2009年3月7日土曜日

おいらテレビっ子50年

思い出語り

 あれは昭和33年(1958年)のことだった。
 テレビが家にやって来た。長嶋茂雄がプロ野球デビューし、東京タワーが誕生し、今や世界食となった即席ラーメン(チキンラーメン)が初めて世に出た年であった。
 まだモノクロテレビで、1958年の放送普及率は10.1%と低かった。NHK受信料を払わない“もぐり受信”があるため、放送普及率と実質の普及率とに誤差があるのは周知の通りだが、10.1%という数字は家庭にテレビは行きわたっていないことを示している。貧しい生活をしていたわりに、我が家のテレビは世間サマより先駆けていたといえるが、それでもご近所と比べ遅かったようだ。川崎の商店街に住み、パチンコ屋と映画館が囲まれていた生活環境では、商店の多くはテレビはあるのが当たり前だった。

 そのテレビに映っていたのは、外国テレビドラマ「アイバンホー」Ivanhoeだった。スコットランドの作家ウォルター・スコットSir Walter Scott(1771年―1832年)の歴史小説が原作で、中世期、十字軍遠征から帰ったアイバンホーが、ジョン王の悪政化にある英国を救う物語である。30分番組で、主役のアイバンホーを演じたのが、ロジャー・ムーアで英国テレビ界へのデビューであったという。美男の俳優であったと記憶していたが、あの男がロジャー・ムーアだったと知ったのは、つい最近のことである。馬上槍試合の場面は迫力があったなぁ。

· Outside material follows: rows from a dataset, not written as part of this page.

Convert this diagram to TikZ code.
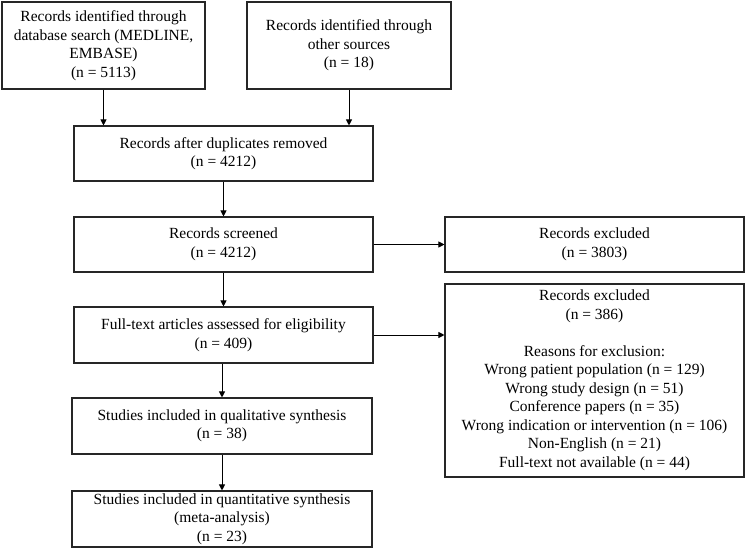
\documentclass[tikz,border=0pt]{standalone}
\usepackage{fontspec}
\setmainfont{Liberation Serif}
\usetikzlibrary{arrows.meta}
\begin{document}
\begin{tikzpicture}[x=1pt,y=-1pt,
  box/.style={draw=black!85,line width=1.1pt,align=center,inner sep=0pt,
    font=\fontsize{15.5}{18.5}\selectfont},
  arr/.style={draw=black,line width=1pt,-{Triangle[length=6pt,width=6pt]}}]
\useasboundingbox[fill=white] (0,0) rectangle (747,549);
\node[box,minimum width=203pt,minimum height=87pt] (db) at (103.5,45.5)
  {Records identified through\\database search (MEDLINE,\\EMBASE)\\(n = 5113)};
\node[box,minimum width=204pt,minimum height=87pt] (oth) at (349,45.5)
  {Records identified through\\other sources\\(n = 18)};
\node[box,minimum width=299pt,minimum height=55pt] (dup) at (223.5,153.5)
  {Records after duplicates removed\\(n = 4212)};
\node[box,minimum width=299pt,minimum height=55pt] (scr) at (223.5,244.5)
  {Records screened\\(n = 4212)};
\node[box,minimum width=299pt,minimum height=56pt] (full) at (223.5,335)
  {Full-text articles assessed for eligibility\\(n = 409)};
\node[box,minimum width=300pt,minimum height=56pt] (qual) at (222,426)
  {Studies included in qualitative synthesis\\(n = 38)};
\node[box,minimum width=300pt,minimum height=56pt] (quant) at (222,519)
  {Studies included in quantitative synthesis\\(meta-analysis)\\(n = 23)};
\node[box,minimum width=299pt,minimum height=55pt] (ex1) at (594.5,244.5)
  {Records excluded\\(n = 3803)};
\node[box,minimum width=299pt,minimum height=193pt] (ex2) at (594.5,380.5)
  {Records excluded\\(n = 386)\\[18.5pt]Reasons for exclusion:\\Wrong patient population (n = 129)\\Wrong study design (n = 51)\\Conference papers (n = 35)\\Wrong indication or intervention (n = 106)\\Non-English (n = 21)\\Full-text not available (n = 44)};
\draw[arr] (db.south) -- (db.south |- dup.north);
\draw[arr] (oth.south) -- (oth.south |- dup.north);
\draw[arr] (dup) -- (scr);
\draw[arr] (scr) -- (full);
\draw[arr] (scr) -- (ex1);
\draw[arr] (full.east) -- (full.east -| ex2.west);
\draw[arr] (full.south -| qual) -- (qual);
\draw[arr] (qual) -- (quant);
\end{tikzpicture}
\end{document}
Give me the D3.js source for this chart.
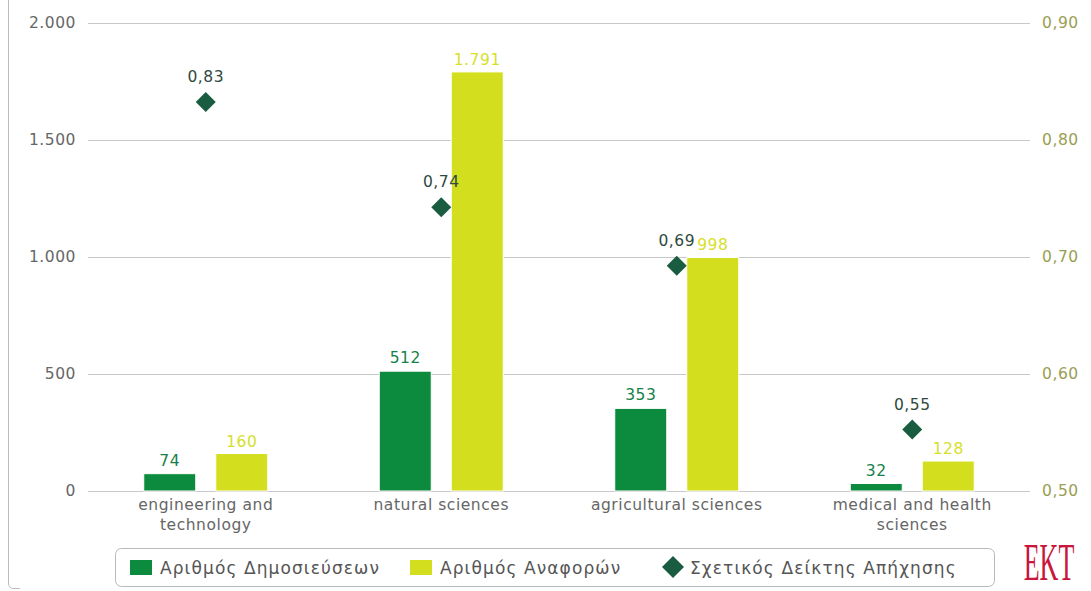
<!DOCTYPE html>
<html><head><meta charset="utf-8">
<script src="https://cdn.jsdelivr.net/npm/d3@7"></script>
<style>body{margin:0;background:#fff;}svg{display:block;font-family:"DejaVu Sans",Verdana,sans-serif;}</style>
</head><body><svg id="c" width="1091" height="591"></svg>
<script>
const categories = [["engineering and","technology"],["natural sciences"],["agricultural sciences"],["medical and health","sciences"]];
const publications = [74, 512, 353, 32];
const citations = [160, 1791, 998, 128];
const relIndex = [0.83, 0.74, 0.69, 0.55];
const leftTicks = [0, 500, 1000, 1500, 2000];
const rightTicks = [0.5, 0.6, 0.7, 0.8, 0.9];
const seriesNames = ["Αριθμός Δημοσιεύσεων","Αριθμός Αναφορών","Σχετικός Δείκτης Απήχησης"];

const C_DARK = "#0c8a3e", C_LIGHT = "#d3df1e", C_DIAM = "#1a5c40", C_GRAY = "#666";
const FS = "15.5px", LS = "0.55px";
const svg = d3.select("#c");
const L = 88, R = 1030, T = 23, B = 491;
const x = d3.scaleBand().domain(d3.range(categories.length)).range([L, R]);
const yL = d3.scaleLinear().domain([0, 2000]).range([B, T]);
const yR = d3.scaleLinear().domain([0.5, 0.9]).range([B, T]);
const fmtL = d => d3.format(",")(d).replace(/,/g, ".");
const fmtR = d => d3.format(".2f")(d).replace(".", ",");

// frame line at left
svg.append("path").attr("d","M8.5,0 V583 Q8.5,588.5 14,588.5 H20").attr("fill","none").attr("stroke","#bbb");

// gridlines
svg.append("g").selectAll("line").data(leftTicks).join("line")
  .attr("x1", L).attr("x2", R).attr("y1", d => Math.round(yL(d))+0.5).attr("y2", d => Math.round(yL(d))+0.5)
  .attr("stroke", "#c8c8c8").attr("stroke-width",1);

// left axis
const gl = svg.append("g").attr("transform", `translate(${L},0)`)
  .call(d3.axisLeft(yL).tickValues(leftTicks).tickFormat(fmtL).tickSize(0).tickPadding(12));
gl.select(".domain").remove();
gl.selectAll("text").attr("fill", C_GRAY).style("font-size",FS).style("letter-spacing",LS).style("font-family","DejaVu Sans");

// right axis
const gr = svg.append("g").attr("transform", `translate(${R},0)`)
  .call(d3.axisRight(yR).tickValues(rightTicks).tickFormat(fmtR).tickSize(0).tickPadding(12));
gr.select(".domain").remove();
gr.selectAll("text").attr("fill", "#9a9e52").style("font-size",FS).style("letter-spacing",LS).style("font-family","DejaVu Sans");

// x category labels
const cx = i => x(i) + x.bandwidth()/2;
const xl = svg.append("g");
categories.forEach((lines, i) => {
  const t = xl.append("text").attr("x", cx(i)).attr("y", 510).attr("text-anchor","middle")
    .attr("fill", C_GRAY).style("font-size",FS).style("letter-spacing",LS);
  lines.forEach((ln, j) => t.append("tspan").attr("x", cx(i)).attr("dy", j ? 20 : 0).text(ln));
});

// bars
const bw = 52, off = 36;
const bars = svg.append("g");
bars.selectAll("rect.p").data(publications).join("rect").attr("class","p")
  .attr("x", (d,i) => cx(i) - off - bw/2).attr("width", bw)
  .attr("y", d => yL(d)).attr("height", d => B - yL(d))
  .attr("fill", C_DARK).attr("stroke","#fff").attr("stroke-width",1);
bars.selectAll("rect.c").data(citations).join("rect").attr("class","c")
  .attr("x", (d,i) => cx(i) + off - bw/2).attr("width", bw)
  .attr("y", d => yL(d)).attr("height", d => B - yL(d))
  .attr("fill", C_LIGHT).attr("stroke","#fff").attr("stroke-width",1);

// bar labels
bars.selectAll("text.p").data(publications).join("text").attr("class","p")
  .attr("x", (d,i) => cx(i) - off).attr("y", d => yL(d) - 8).attr("text-anchor","middle")
  .attr("fill", "#17804a").style("font-size",FS).style("letter-spacing",LS).text(fmtL);
bars.selectAll("text.c").data(citations).join("text").attr("class","c")
  .attr("x", (d,i) => cx(i) + off).attr("y", d => yL(d) - 7).attr("text-anchor","middle")
  .attr("fill", "#d6e02a").style("font-size",FS).style("letter-spacing",LS).text(fmtL);

// diamonds
const ds = 10;
const dg = svg.append("g");
dg.selectAll("path").data(relIndex).join("path")
  .attr("d", (d,i) => { const px = cx(i), py = yR(d) - 3; return `M${px},${py-ds} L${px+ds},${py} L${px},${py+ds} L${px-ds},${py} Z`; })
  .attr("fill", C_DIAM);
dg.selectAll("text").data(relIndex).join("text")
  .attr("x", (d,i) => cx(i)).attr("y", d => yR(d) - 23).attr("text-anchor","middle")
  .attr("fill", "#2f4a40").style("font-size",FS).style("letter-spacing",LS).text(fmtR);

// legend
const lg = svg.append("g");
lg.append("rect").attr("x",115.5).attr("y",548.5).attr("width",879).attr("height",38).attr("rx",6)
  .attr("fill","#fff").attr("stroke","#b8b8b8");
const items = [{x:130, type:"rect", color:C_DARK},{x:410, type:"rect", color:C_LIGHT},{x:662, type:"diamond", color:C_DIAM}];
items.forEach((it, i) => {
  if (it.type === "rect") lg.append("rect").attr("x", it.x).attr("y", 560).attr("width", 22).attr("height", 15).attr("fill", it.color);
  else lg.append("path").attr("d", `M${it.x+11},${556} L${it.x+22},${567} L${it.x+11},${578} L${it.x},${567} Z`).attr("fill", it.color);
  lg.append("text").attr("x", i === 2 ? it.x + 28 : it.x + 30).attr("y", 574).attr("fill", "#555")
    .style("font-size","17px").style("letter-spacing","1.1px").text(seriesNames[i]);
});

// logo
const logo = svg.append("g").attr("transform","translate(1049,580) scale(0.5,1)");
logo.append("text").attr("x",0).attr("y",0).attr("text-anchor","middle")
  .style("font-family","Liberation Serif").style("font-size","52px").attr("fill","#c8163c").text("EKT");
</script></body></html>
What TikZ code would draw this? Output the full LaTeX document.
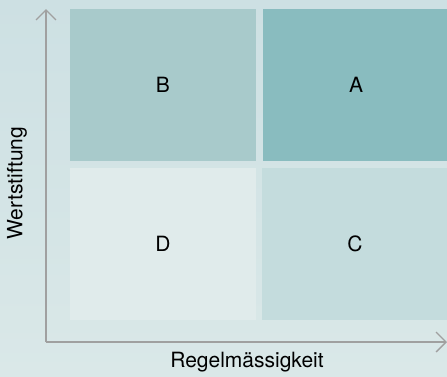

 日本のドラマで初めて観たのは、「日真名氏飛び出す」である。ラジオ東京テレビ(現テレビ東京)で1955年から1962年まで放送された同局最初の連続テレビドラマである。素人探偵の日真名進介(久松保夫)と、助手の泡手大介(高原駿雄)が事件を解決する。久松保夫は後にブームとなる米国の西部劇ドラマ「ララミー牧場」の主役、ジェス・ハーパー役(ロバート・フラー)で声の出演をしている。
 そして同年、少年たちを夢中にさせた「月光仮面」がスタートした。原作は川内康範で、主役の月光仮面で祝十郎は大瀬康一が演じたのだった。

 テレビが家にやって来てから50年。全く観なかった日があっただろうか。アラ還の今もって、テレビっ子である。

×  ×  ×

 当時、「私の秘密」「ジェスチャー」「名犬ラッシー」「スーパーマン」「ハイウェイパトロール」なども観ていた。懐かしいなぁ。
※敬称略。文章中に事実誤認、赤字などありましたら、ご指摘くだされば幸いです。